Information provided –

* start *

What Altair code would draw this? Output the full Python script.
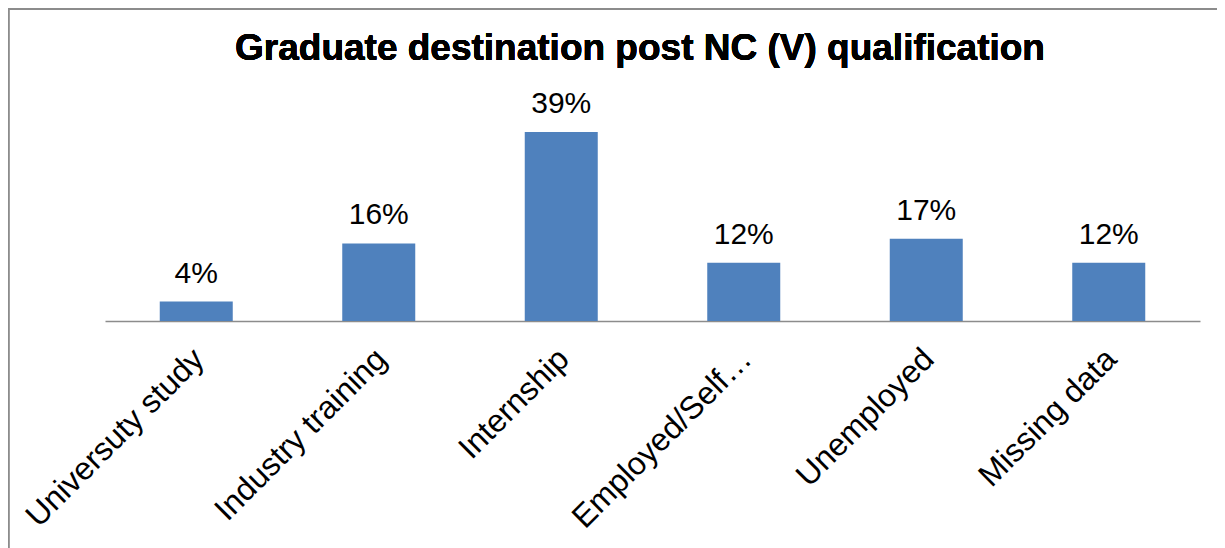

* end *
* start *

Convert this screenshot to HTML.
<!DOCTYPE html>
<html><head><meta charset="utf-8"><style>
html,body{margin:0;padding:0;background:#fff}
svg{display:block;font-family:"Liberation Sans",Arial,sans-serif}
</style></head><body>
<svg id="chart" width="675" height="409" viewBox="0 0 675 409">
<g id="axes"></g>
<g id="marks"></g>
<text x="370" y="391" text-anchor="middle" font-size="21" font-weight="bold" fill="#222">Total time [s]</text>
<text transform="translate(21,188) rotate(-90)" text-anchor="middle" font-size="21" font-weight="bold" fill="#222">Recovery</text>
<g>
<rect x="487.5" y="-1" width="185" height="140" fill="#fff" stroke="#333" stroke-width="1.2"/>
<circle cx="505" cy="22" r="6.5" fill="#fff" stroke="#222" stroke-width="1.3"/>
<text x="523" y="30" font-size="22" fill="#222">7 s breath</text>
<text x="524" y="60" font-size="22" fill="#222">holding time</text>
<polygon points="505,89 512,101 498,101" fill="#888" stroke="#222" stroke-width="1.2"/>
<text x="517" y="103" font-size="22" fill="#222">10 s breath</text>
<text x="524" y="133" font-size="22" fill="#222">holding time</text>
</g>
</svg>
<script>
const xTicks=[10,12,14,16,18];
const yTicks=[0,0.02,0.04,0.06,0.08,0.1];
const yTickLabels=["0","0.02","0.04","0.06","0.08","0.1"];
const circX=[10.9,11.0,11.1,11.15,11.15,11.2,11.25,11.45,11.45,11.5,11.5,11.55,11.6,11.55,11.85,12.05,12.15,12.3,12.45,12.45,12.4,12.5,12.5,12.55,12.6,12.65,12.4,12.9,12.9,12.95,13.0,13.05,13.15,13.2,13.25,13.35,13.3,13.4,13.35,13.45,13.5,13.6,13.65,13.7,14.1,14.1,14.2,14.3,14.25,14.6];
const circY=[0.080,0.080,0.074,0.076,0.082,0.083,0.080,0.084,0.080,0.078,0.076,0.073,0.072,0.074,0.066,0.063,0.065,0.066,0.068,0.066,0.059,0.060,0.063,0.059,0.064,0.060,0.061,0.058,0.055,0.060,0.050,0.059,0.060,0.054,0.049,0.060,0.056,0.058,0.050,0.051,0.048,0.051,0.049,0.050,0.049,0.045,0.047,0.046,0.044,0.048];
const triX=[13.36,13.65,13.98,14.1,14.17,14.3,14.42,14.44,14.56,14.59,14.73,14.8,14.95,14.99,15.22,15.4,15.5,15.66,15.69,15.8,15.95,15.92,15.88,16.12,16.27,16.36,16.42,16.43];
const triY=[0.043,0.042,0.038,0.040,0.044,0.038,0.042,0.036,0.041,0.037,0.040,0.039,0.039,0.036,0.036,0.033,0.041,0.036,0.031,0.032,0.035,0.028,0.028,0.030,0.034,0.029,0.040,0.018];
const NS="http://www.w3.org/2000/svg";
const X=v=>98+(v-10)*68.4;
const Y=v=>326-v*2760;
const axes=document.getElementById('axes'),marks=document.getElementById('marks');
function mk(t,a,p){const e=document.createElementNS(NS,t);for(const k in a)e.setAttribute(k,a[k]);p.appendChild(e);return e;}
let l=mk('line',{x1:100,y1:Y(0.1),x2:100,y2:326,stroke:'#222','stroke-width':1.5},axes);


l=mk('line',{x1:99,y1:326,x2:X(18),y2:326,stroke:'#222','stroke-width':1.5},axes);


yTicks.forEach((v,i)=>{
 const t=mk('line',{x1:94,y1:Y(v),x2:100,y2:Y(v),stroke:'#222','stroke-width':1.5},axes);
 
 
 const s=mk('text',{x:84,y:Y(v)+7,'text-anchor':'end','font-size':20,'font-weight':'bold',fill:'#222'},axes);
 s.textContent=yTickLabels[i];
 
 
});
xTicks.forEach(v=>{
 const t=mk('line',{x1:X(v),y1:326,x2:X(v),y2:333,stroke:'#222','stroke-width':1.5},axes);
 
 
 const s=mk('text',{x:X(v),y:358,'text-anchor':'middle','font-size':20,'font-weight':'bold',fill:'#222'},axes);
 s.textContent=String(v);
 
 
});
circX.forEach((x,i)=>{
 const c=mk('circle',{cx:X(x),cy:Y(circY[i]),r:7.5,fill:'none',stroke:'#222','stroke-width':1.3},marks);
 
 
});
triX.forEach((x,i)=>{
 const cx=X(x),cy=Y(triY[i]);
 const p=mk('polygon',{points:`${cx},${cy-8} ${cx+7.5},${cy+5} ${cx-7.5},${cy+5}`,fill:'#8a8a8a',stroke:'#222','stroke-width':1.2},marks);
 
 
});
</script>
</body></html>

* end *

Objective –
Search the entries for the word "script" and gather every line where it appears.

Complete output –
What Altair code would draw this? Output the full Python script.
<script>
</script>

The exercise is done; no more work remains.